→ TASK DIRECTIONS
Write out the whole listing, matching it exactly.

→ GIVEN MATERIAL
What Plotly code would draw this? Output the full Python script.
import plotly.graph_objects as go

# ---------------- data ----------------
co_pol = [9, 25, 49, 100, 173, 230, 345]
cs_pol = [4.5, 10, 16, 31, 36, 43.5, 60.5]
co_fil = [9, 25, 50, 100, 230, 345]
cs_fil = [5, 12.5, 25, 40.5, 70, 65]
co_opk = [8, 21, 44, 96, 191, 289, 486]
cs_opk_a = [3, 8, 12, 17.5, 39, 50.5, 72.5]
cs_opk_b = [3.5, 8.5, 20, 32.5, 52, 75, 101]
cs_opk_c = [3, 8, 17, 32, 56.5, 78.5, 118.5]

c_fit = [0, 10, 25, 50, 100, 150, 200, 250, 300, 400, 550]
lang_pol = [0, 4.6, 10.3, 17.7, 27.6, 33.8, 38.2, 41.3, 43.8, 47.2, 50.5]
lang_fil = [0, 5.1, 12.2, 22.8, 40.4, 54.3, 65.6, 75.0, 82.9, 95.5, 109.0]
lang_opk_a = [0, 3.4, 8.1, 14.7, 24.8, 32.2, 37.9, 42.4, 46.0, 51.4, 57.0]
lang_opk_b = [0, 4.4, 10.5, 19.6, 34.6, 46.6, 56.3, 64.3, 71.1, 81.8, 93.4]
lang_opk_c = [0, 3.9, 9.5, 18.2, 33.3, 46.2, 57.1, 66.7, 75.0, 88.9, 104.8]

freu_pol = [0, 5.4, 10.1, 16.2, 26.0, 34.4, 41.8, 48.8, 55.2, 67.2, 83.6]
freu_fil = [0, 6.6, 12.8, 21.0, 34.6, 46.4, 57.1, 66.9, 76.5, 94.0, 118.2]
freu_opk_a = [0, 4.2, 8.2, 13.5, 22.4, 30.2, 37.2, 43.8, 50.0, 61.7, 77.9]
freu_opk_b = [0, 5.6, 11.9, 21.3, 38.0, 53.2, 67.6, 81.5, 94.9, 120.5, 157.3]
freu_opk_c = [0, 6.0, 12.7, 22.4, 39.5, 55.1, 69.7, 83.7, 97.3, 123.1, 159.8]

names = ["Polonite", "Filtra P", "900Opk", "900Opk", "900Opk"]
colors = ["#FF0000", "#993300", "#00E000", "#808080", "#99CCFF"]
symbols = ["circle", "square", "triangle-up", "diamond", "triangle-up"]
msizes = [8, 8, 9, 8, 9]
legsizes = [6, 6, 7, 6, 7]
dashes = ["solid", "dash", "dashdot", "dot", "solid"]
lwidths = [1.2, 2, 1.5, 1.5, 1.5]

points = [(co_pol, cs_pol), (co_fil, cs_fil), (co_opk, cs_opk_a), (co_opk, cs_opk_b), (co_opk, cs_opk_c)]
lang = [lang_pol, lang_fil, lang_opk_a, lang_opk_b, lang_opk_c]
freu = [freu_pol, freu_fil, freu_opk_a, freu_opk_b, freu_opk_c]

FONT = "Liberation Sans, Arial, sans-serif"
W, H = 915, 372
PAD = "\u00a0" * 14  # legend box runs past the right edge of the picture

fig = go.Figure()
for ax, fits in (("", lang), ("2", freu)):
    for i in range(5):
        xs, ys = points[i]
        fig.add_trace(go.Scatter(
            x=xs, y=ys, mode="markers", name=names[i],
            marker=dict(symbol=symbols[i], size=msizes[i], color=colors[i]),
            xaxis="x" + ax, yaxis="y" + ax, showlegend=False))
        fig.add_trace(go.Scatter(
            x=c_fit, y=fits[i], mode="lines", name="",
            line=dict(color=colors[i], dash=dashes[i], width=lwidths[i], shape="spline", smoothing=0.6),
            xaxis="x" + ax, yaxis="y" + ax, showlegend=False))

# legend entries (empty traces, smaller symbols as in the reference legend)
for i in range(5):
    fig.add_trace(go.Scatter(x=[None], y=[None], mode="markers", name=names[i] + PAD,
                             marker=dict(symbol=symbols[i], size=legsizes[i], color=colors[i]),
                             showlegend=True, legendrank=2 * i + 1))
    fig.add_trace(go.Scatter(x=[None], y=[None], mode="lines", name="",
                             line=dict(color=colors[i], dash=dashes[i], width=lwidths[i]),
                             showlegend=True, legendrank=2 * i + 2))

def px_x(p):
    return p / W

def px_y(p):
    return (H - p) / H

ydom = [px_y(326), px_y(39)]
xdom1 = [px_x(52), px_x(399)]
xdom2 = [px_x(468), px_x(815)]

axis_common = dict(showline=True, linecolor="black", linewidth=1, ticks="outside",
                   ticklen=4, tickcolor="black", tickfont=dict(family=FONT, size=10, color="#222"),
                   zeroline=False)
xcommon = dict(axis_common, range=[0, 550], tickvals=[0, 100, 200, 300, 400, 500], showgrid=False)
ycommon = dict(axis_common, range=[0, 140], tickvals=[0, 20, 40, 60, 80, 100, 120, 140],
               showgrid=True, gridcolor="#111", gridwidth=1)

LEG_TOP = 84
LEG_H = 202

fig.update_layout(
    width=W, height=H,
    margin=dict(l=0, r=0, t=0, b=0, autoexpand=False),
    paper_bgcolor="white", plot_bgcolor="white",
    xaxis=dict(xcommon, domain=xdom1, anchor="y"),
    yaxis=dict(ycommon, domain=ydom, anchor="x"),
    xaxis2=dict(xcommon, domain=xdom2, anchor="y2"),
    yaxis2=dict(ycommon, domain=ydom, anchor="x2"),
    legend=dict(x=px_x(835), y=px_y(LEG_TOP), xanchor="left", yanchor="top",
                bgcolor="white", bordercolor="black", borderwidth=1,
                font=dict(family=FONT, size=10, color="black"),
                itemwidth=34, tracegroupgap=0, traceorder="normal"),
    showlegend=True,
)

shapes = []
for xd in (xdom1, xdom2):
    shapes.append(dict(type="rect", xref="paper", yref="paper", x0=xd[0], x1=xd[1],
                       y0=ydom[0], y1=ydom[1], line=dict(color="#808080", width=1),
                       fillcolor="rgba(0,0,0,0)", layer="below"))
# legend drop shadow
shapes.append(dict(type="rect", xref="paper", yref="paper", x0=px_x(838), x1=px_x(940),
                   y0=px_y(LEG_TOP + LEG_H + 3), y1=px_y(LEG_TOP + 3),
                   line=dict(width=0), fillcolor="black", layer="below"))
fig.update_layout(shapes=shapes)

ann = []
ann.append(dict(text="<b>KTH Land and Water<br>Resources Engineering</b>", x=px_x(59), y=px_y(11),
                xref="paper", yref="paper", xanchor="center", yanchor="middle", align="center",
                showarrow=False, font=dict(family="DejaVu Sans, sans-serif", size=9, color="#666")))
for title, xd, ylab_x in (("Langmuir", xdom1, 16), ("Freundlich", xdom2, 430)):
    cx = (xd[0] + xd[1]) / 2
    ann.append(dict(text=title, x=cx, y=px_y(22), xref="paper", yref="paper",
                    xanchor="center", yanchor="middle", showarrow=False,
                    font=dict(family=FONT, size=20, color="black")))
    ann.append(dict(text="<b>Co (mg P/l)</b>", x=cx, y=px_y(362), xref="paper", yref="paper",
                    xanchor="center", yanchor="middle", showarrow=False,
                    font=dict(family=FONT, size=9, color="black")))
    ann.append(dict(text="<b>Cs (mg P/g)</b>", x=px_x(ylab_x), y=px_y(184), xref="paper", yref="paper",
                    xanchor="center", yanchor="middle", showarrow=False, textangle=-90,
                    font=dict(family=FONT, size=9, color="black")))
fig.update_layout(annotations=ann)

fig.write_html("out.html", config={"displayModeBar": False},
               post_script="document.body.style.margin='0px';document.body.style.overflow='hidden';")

→ TASK RESULT
What Plotly code would draw this? Output the full Python script.
import plotly.graph_objects as go

# ---------------- data ----------------
co_pol = [9, 25, 49, 100, 173, 230, 345]
cs_pol = [4.5, 10, 16, 31, 36, 43.5, 60.5]
co_fil = [9, 25, 50, 100, 230, 345]
cs_fil = [5, 12.5, 25, 40.5, 70, 65]
co_opk = [8, 21, 44, 96, 191, 289, 486]
cs_opk_a = [3, 8, 12, 17.5, 39, 50.5, 72.5]
cs_opk_b = [3.5, 8.5, 20, 32.5, 52, 75, 101]
cs_opk_c = [3, 8, 17, 32, 56.5, 78.5, 118.5]

c_fit = [0, 10, 25, 50, 100, 150, 200, 250, 300, 400, 550]
lang_pol = [0, 4.6, 10.3, 17.7, 27.6, 33.8, 38.2, 41.3, 43.8, 47.2, 50.5]
lang_fil = [0, 5.1, 12.2, 22.8, 40.4, 54.3, 65.6, 75.0, 82.9, 95.5, 109.0]
lang_opk_a = [0, 3.4, 8.1, 14.7, 24.8, 32.2, 37.9, 42.4, 46.0, 51.4, 57.0]
lang_opk_b = [0, 4.4, 10.5, 19.6, 34.6, 46.6, 56.3, 64.3, 71.1, 81.8, 93.4]
lang_opk_c = [0, 3.9, 9.5, 18.2, 33.3, 46.2, 57.1, 66.7, 75.0, 88.9, 104.8]

freu_pol = [0, 5.4, 10.1, 16.2, 26.0, 34.4, 41.8, 48.8, 55.2, 67.2, 83.6]
freu_fil = [0, 6.6, 12.8, 21.0, 34.6, 46.4, 57.1, 66.9, 76.5, 94.0, 118.2]
freu_opk_a = [0, 4.2, 8.2, 13.5, 22.4, 30.2, 37.2, 43.8, 50.0, 61.7, 77.9]
freu_opk_b = [0, 5.6, 11.9, 21.3, 38.0, 53.2, 67.6, 81.5, 94.9, 120.5, 157.3]
freu_opk_c = [0, 6.0, 12.7, 22.4, 39.5, 55.1, 69.7, 83.7, 97.3, 123.1, 159.8]

names = ["Polonite", "Filtra P", "900Opk", "900Opk", "900Opk"]
colors = ["#FF0000", "#993300", "#00E000", "#808080", "#99CCFF"]
symbols = ["circle", "square", "triangle-up", "diamond", "triangle-up"]
msizes = [8, 8, 9, 8, 9]
legsizes = [6, 6, 7, 6, 7]
dashes = ["solid", "dash", "dashdot", "dot", "solid"]
lwidths = [1.2, 2, 1.5, 1.5, 1.5]

points = [(co_pol, cs_pol), (co_fil, cs_fil), (co_opk, cs_opk_a), (co_opk, cs_opk_b), (co_opk, cs_opk_c)]
lang = [lang_pol, lang_fil, lang_opk_a, lang_opk_b, lang_opk_c]
freu = [freu_pol, freu_fil, freu_opk_a, freu_opk_b, freu_opk_c]

FONT = "Liberation Sans, Arial, sans-serif"
W, H = 915, 372
PAD = "\u00a0" * 14  # legend box runs past the right edge of the picture

fig = go.Figure()
for ax, fits in (("", lang), ("2", freu)):
    for i in range(5):
        xs, ys = points[i]
        fig.add_trace(go.Scatter(
            x=xs, y=ys, mode="markers", name=names[i],
            marker=dict(symbol=symbols[i], size=msizes[i], color=colors[i]),
            xaxis="x" + ax, yaxis="y" + ax, showlegend=False))
        fig.add_trace(go.Scatter(
            x=c_fit, y=fits[i], mode="lines", name="",
            line=dict(color=colors[i], dash=dashes[i], width=lwidths[i], shape="spline", smoothing=0.6),
            xaxis="x" + ax, yaxis="y" + ax, showlegend=False))

# legend entries (empty traces, smaller symbols as in the reference legend)
for i in range(5):
    fig.add_trace(go.Scatter(x=[None], y=[None], mode="markers", name=names[i] + PAD,
                             marker=dict(symbol=symbols[i], size=legsizes[i], color=colors[i]),
                             showlegend=True, legendrank=2 * i + 1))
    fig.add_trace(go.Scatter(x=[None], y=[None], mode="lines", name="",
                             line=dict(color=colors[i], dash=dashes[i], width=lwidths[i]),
                             showlegend=True, legendrank=2 * i + 2))

def px_x(p):
    return p / W

def px_y(p):
    return (H - p) / H

ydom = [px_y(326), px_y(39)]
xdom1 = [px_x(52), px_x(399)]
xdom2 = [px_x(468), px_x(815)]

axis_common = dict(showline=True, linecolor="black", linewidth=1, ticks="outside",
                   ticklen=4, tickcolor="black", tickfont=dict(family=FONT, size=10, color="#222"),
                   zeroline=False)
xcommon = dict(axis_common, range=[0, 550], tickvals=[0, 100, 200, 300, 400, 500], showgrid=False)
ycommon = dict(axis_common, range=[0, 140], tickvals=[0, 20, 40, 60, 80, 100, 120, 140],
               showgrid=True, gridcolor="#111", gridwidth=1)

LEG_TOP = 84
LEG_H = 202

fig.update_layout(
    width=W, height=H,
    margin=dict(l=0, r=0, t=0, b=0, autoexpand=False),
    paper_bgcolor="white", plot_bgcolor="white",
    xaxis=dict(xcommon, domain=xdom1, anchor="y"),
    yaxis=dict(ycommon, domain=ydom, anchor="x"),
    xaxis2=dict(xcommon, domain=xdom2, anchor="y2"),
    yaxis2=dict(ycommon, domain=ydom, anchor="x2"),
    legend=dict(x=px_x(835), y=px_y(LEG_TOP), xanchor="left", yanchor="top",
                bgcolor="white", bordercolor="black", borderwidth=1,
                font=dict(family=FONT, size=10, color="black"),
                itemwidth=34, tracegroupgap=0, traceorder="normal"),
    showlegend=True,
)

shapes = []
for xd in (xdom1, xdom2):
    shapes.append(dict(type="rect", xref="paper", yref="paper", x0=xd[0], x1=xd[1],
                       y0=ydom[0], y1=ydom[1], line=dict(color="#808080", width=1),
                       fillcolor="rgba(0,0,0,0)", layer="below"))
# legend drop shadow
shapes.append(dict(type="rect", xref="paper", yref="paper", x0=px_x(838), x1=px_x(940),
                   y0=px_y(LEG_TOP + LEG_H + 3), y1=px_y(LEG_TOP + 3),
                   line=dict(width=0), fillcolor="black", layer="below"))
fig.update_layout(shapes=shapes)

ann = []
ann.append(dict(text="<b>KTH Land and Water<br>Resources Engineering</b>", x=px_x(59), y=px_y(11),
                xref="paper", yref="paper", xanchor="center", yanchor="middle", align="center",
                showarrow=False, font=dict(family="DejaVu Sans, sans-serif", size=9, color="#666")))
for title, xd, ylab_x in (("Langmuir", xdom1, 16), ("Freundlich", xdom2, 430)):
    cx = (xd[0] + xd[1]) / 2
    ann.append(dict(text=title, x=cx, y=px_y(22), xref="paper", yref="paper",
                    xanchor="center", yanchor="middle", showarrow=False,
                    font=dict(family=FONT, size=20, color="black")))
    ann.append(dict(text="<b>Co (mg P/l)</b>", x=cx, y=px_y(362), xref="paper", yref="paper",
                    xanchor="center", yanchor="middle", showarrow=False,
                    font=dict(family=FONT, size=9, color="black")))
    ann.append(dict(text="<b>Cs (mg P/g)</b>", x=px_x(ylab_x), y=px_y(184), xref="paper", yref="paper",
                    xanchor="center", yanchor="middle", showarrow=False, textangle=-90,
                    font=dict(family=FONT, size=9, color="black")))
fig.update_layout(annotations=ann)

fig.write_html("out.html", config={"displayModeBar": False},
               post_script="document.body.style.margin='0px';document.body.style.overflow='hidden';")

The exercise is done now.